BSS :
South Korea’s economy added 339,000 jobs
in January, with a jobless rate posting 3.7 percent, a government report showed
Wednesday.
The number of those employed totaled 25.445 million in January, up 339,000
from a year earlier, according to Statistics Korea.
The January growth was down from a 495,000 increase in December, which marked
the largest monthly advance in 16 months. But, the January figure was relatively
positive compared with a 285,000 growth in November last year.
The moderation in hiring came from manufacturers, which posted a gain of
145,000 in employment in January. Hiring in the manufacturing industry topped
100,000 for 21 straight months.
Services industries showed a mixed picture. Restaurant and food retailers
created 81,000 jobs last month, with real estate developers and home rents
companies adding 64,000 workers. Job creation in the wholesale and retail sector
declined 125,000, with the figure in the agricultural industry sliding 74,000.
Unemployment rate stood at 3.7 percent in January, down 0.1 percentage point
from a year earlier. It posted the highest in six months, but it was a relative
low level as the jobless rate tends to stay higher during a winter season.
Hiring rate, serving as an alternative to jobless rate, reached 58.8 percent
in January, up 0.1 percentage point from a year ago. The employment rate for
those aged 15-64 increased 0.4 percentage points to 65.2 percent.
The labor force participation rate was 61.1 percent in January, up 0.1
percentage point from the same month of last year.

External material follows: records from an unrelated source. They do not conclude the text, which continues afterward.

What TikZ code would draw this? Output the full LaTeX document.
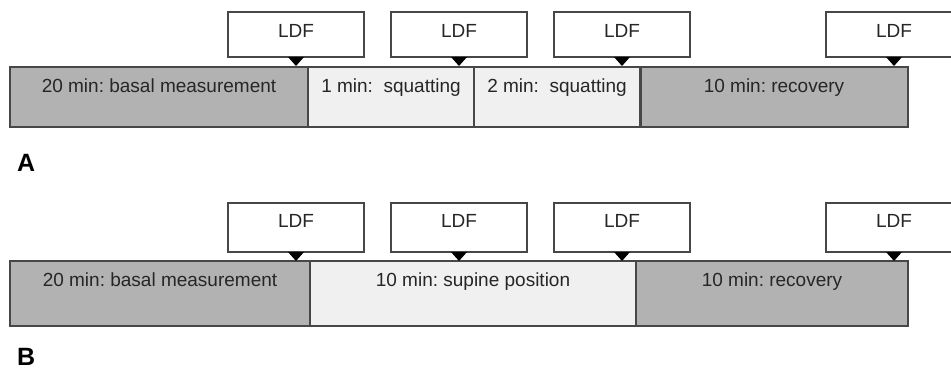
\documentclass[tikz,border=0pt]{standalone}
\usepackage{fontspec}
\setmainfont{Liberation Sans}
\frenchspacing
\begin{document}
\begin{tikzpicture}[x=1pt,y=-1pt,
  edge/.style={draw=black!72, line width=1.3pt},
  phase/.style={edge, rectangle, inner sep=0pt, outer sep=0pt, anchor=north west, minimum height=60pt},
  darkphase/.style={phase, fill=black!30},
  lightphase/.style={phase, fill=black!6},
  ldfbox/.style={edge, rectangle, fill=white, inner sep=0pt, outer sep=0pt, minimum width=136pt, minimum height=45pt, anchor=north west},
  ldftext/.style={anchor=base, font=\fontsize{19}{22}\selectfont, text=black!85},
  phasetext/.style={anchor=base, font=\fontsize{19}{22}\selectfont, text=black!85},
  paneltext/.style={anchor=base west, inner sep=0pt, font=\fontsize{25}{28}\selectfont\bfseries},
  pointer/.style={fill=black}
]
\useasboundingbox (0,0) rectangle (951,370);
\clip (0,0) rectangle (951,370);

% ---------- Panel A ----------
\node[darkphase, minimum width=298pt] (a1) at (10,67) {};
\node[lightphase, minimum width=166pt] (a2) at (308,67) {};
\node[lightphase, minimum width=166pt] (a3) at (474,67) {};
\node[darkphase, minimum width=267pt] (a4) at (641,67) {};
\node[phasetext] (ta1) at (159,92) {20 min: basal measurement};
\node[phasetext] (ta2) at (391,92) {1 min:\ \ squatting};
\node[phasetext] (ta3) at (557,92) {2 min:\ \ squatting};
\node[phasetext] (ta4) at (774,92) {10 min: recovery};

\foreach \n/\x in {la1/228, la2/391, la3/554, la4/826}{
  \node[ldfbox] (\n) at (\x,12) {};
  \node[ldftext] at ([yshift=20pt]\n.south) {LDF};
  \fill[pointer] ([xshift=-8pt]\n.south) -- ([xshift=8pt]\n.south) -- ([yshift=-9pt]\n.south) -- cycle;
}
\node[paneltext] (pa) at (17,171) {A};

% ---------- Panel B ----------
\node[darkphase, minimum width=300pt, minimum height=65pt] (b1) at (10,261) {};
\node[lightphase, minimum width=326pt, minimum height=65pt] (b2) at (310,261) {};
\node[darkphase, minimum width=272pt, minimum height=65pt] (b3) at (636,261) {};
\node[phasetext] (tb1) at (160,286) {20 min: basal measurement};
\node[phasetext] (tb2) at (473,286) {10 min: supine position};
\node[phasetext] (tb3) at (772,286) {10 min: recovery};

\foreach \n/\x in {lb1/228, lb2/391, lb3/554, lb4/826}{
  \node[ldfbox, minimum height=49pt] (\n) at (\x,203) {};
  \node[ldftext] at ([yshift=25pt]\n.south) {LDF};
  \fill[pointer] ([xshift=-8pt]\n.south) -- ([xshift=8pt]\n.south) -- ([yshift=-9pt]\n.south) -- cycle;
}
\node[paneltext] (pb) at (17,365) {B};
\end{tikzpicture}
\end{document}
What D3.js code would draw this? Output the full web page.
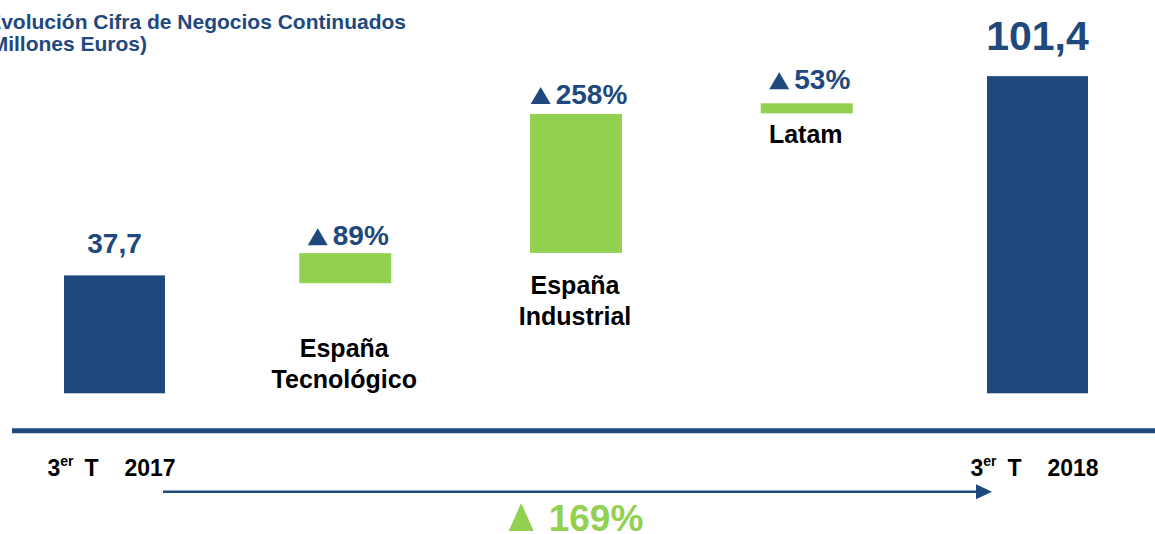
<!DOCTYPE html>
<html>
<head>
<meta charset="utf-8">
<script src="https://cdn.jsdelivr.net/npm/d3@7"></script>
<style>
  body { margin: 0; background: #fff; }
  text { font-family: "Liberation Sans", Arial, sans-serif; font-weight: bold; }
</style>
</head>
<body>
<div id="chart"></div>
<script>
// Data
var categories = ["3er T 2017", "España Tecnológico", "España Industrial", "Latam", "3er T 2018"];
var startValue = 37.7;
var endValue = 101.4;
var startLabel = "37,7";
var endLabel = "101,4";
// green steps: where each one begins and ends on the value axis
var stepNames = ["España Tecnológico", "España Industrial", "Latam"];
var stepLow = [35.2, 44.9, 89.5];
var stepHigh = [44.8, 89.3, 92.7];
var stepGrowth = ["89%", "258%", "53%"];
var stepLines = [["España", "Tecnológico"], ["España", "Industrial"], ["Latam"]];
var totalGrowth = "169%";
var periodMain = ["3", "3"];
var periodYear = ["2017", "2018"];

var blue = "#1F497D";
var green = "#92D050";

var svgWidth = 1155;
var svgHeight = 534;

var svg = d3.select("#chart").append("svg")
  .attr("width", svgWidth)
  .attr("height", svgHeight);

var xScale = d3.scalePoint().domain(categories).range([114.5, 1037.5]);
var yScale = d3.scaleLinear().domain([0, 100]).range([393.3, 80.5]);

var blueWidth = 101;
var greenWidth = 92;

// title (clipped at the left edge like the original)
var title = svg.append("g").attr("fill", blue).attr("font-size", 21).attr("text-anchor", "end");
title.append("text").attr("x", 406).attr("y", 29).text("Evolución Cifra de Negocios Continuados");
title.append("text").attr("x", 147).attr("y", 51).text("(Millones Euros)");

// start and end bars
var totals = [
  { cat: categories[0], value: startValue, label: startLabel, size: 28, gap: 22 },
  { cat: categories[4], value: endValue, label: endLabel, size: 41, gap: 26 }
];

svg.selectAll("rect.total")
  .data(totals)
  .enter()
  .append("rect")
  .attr("class", "total")
  .attr("x", d => xScale(d.cat) - blueWidth / 2)
  .attr("y", d => yScale(d.value))
  .attr("width", blueWidth)
  .attr("height", d => yScale(0) - yScale(d.value))
  .attr("fill", blue);

svg.selectAll("text.total")
  .data(totals)
  .enter()
  .append("text")
  .attr("class", "total")
  .attr("x", d => xScale(d.cat))
  .attr("y", d => yScale(d.value) - d.gap)
  .attr("text-anchor", "middle")
  .attr("font-size", d => d.size)
  .attr("fill", blue)
  .text(d => d.label);

// green steps
var steps = stepNames.map((n, i) => ({ cat: n, low: stepLow[i], high: stepHigh[i], growth: stepGrowth[i], lines: stepLines[i] }));

svg.selectAll("rect.step")
  .data(steps)
  .enter()
  .append("rect")
  .attr("class", "step")
  .attr("x", d => xScale(d.cat) - greenWidth / 2)
  .attr("y", d => yScale(d.high))
  .attr("width", greenWidth)
  .attr("height", d => yScale(d.low) - yScale(d.high))
  .attr("fill", green);

// growth labels with the small triangle (gap above each bar as placed in the original)
var growthGaps = [8, 10, 14];
var growthGroups = svg.selectAll("g.growth")
  .data(steps)
  .enter()
  .append("g")
  .attr("class", "growth")
  .attr("transform", (d, i) => `translate(${xScale(d.cat)}, ${yScale(d.high) - growthGaps[i]})`);

growthGroups.each(function(d) {
  var g = d3.select(this);
  var t = g.append("text")
    .attr("font-size", 28)
    .attr("fill", blue)
    .text(d.growth);
  var w = t.node().getComputedTextLength();
  var total = 20 + 5 + w;
  var left = -total / 2 + 3;
  g.append("path")
    .attr("d", `M${left},0 L${left + 20},0 L${left + 10},-17 Z`)
    .attr("fill", blue);
  t.attr("x", left + 25);
});

// category labels under the steps
var labelBaselines = [357, 293.5, 143];
svg.selectAll("text.cat")
  .data(steps)
  .enter()
  .append("text")
  .attr("class", "cat")
  .attr("x", d => xScale(d.cat) - 1)
  .attr("y", (d, i) => labelBaselines[i])
  .attr("text-anchor", "middle")
  .attr("font-size", 25)
  .attr("fill", "#000")
  .each(function(d) {
    var el = d3.select(this);
    d.lines.forEach((line, j) => {
      el.append("tspan")
        .attr("x", xScale(d.cat) - 1)
        .attr("dy", j === 0 ? 0 : 31)
        .text(line);
    });
  });

// baseline rule
svg.append("line")
  .attr("x1", 12).attr("x2", svgWidth)
  .attr("y1", 430.8).attr("y2", 430.8)
  .attr("stroke", blue)
  .attr("stroke-width", 5);

// period labels "3er T  year"
[categories[0], categories[4]].forEach((cat, i) => {
  var left = xScale(cat) - 67;
  var t = svg.append("text")
    .attr("x", left)
    .attr("y", 476)
    .attr("font-size", 23)
    .attr("fill", "#000");
  t.append("tspan").text(periodMain[i]);
  t.append("tspan").attr("font-size", 14).attr("dy", -10).text("er");
  t.append("tspan").attr("x", left + 37).attr("dy", 10).text("T");
  t.append("tspan").attr("x", left + 77).text(periodYear[i]);
});

// arrow across the period
var arrowY = 491.7;
var arrowStart = xScale(categories[0]) + blueWidth / 2 - 2;
var arrowTip = xScale(categories[4]) - blueWidth / 2 + 5;
svg.append("line")
  .attr("x1", arrowStart).attr("x2", arrowTip - 14)
  .attr("y1", arrowY).attr("y2", arrowY)
  .attr("stroke", blue)
  .attr("stroke-width", 2.5);
svg.append("path")
  .attr("d", `M${arrowTip - 16},${arrowY - 7.5} L${arrowTip},${arrowY} L${arrowTip - 16},${arrowY + 7.5} Z`)
  .attr("fill", blue);

// total growth in green
var tg = svg.append("g").attr("transform", `translate(${xScale(categories[2])}, 531)`);
var tgText = tg.append("text")
  .attr("font-size", 37)
  .attr("fill", green)
  .text(totalGrowth);
var tgw = tgText.node().getComputedTextLength();
var tgLeft = -(25 + 15 + tgw) / 2;
tg.append("path")
  .attr("d", `M${tgLeft},0 L${tgLeft + 25},0 L${tgLeft + 12.5},-28 Z`)
  .attr("fill", green);
tgText.attr("x", tgLeft + 40);
</script>
</body>
</html>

Youth jobless rate, which gauges unemployment rate among those aged 15-29,
advanced 0.3 percentage points from a year earlier to reach 9.5 percent in
January. It was the highest in seven months since June 2015.
Unemployed youths in South Korea are estimated to have surpassed 1 million as
companies refrain from hiring new recruits amid economic uncertainties. The
introduction of legal retirement age at 60 led senior employees to keep their
posts for an extended period of time.
The number of youths employed came in at 3.942 million in January, up 25,000
from a year earlier. The youth hiring rate gained 0.4 percentage points to 41.7
percent last month.
The so-called “sentiment” jobless rate among youths reached a 10-month high of
11.6 percent in January. The sentiment jobless rate was introduced in November
2014 to reflect jobless conditions more accurately.
The official unemployment rate gauges the percentage of those unemployed who
actively sought jobs in the past four weeks to the sum of people employed and
unemployed.
The sentiment jobless rate includes part-time workers who hope to get a
regular job working more than 36 hours a week and those who want to work but
reply during the job survey period that they conducted no job-searching activity
in the past four weeks.
Job growth in January was led by those in their 50s and 60s, whose employments
increased 115,000 and 194,000 respectively. About 10,000 workers in their 30s
were employed last month, but those in their 40s faced some 4,000 job losses.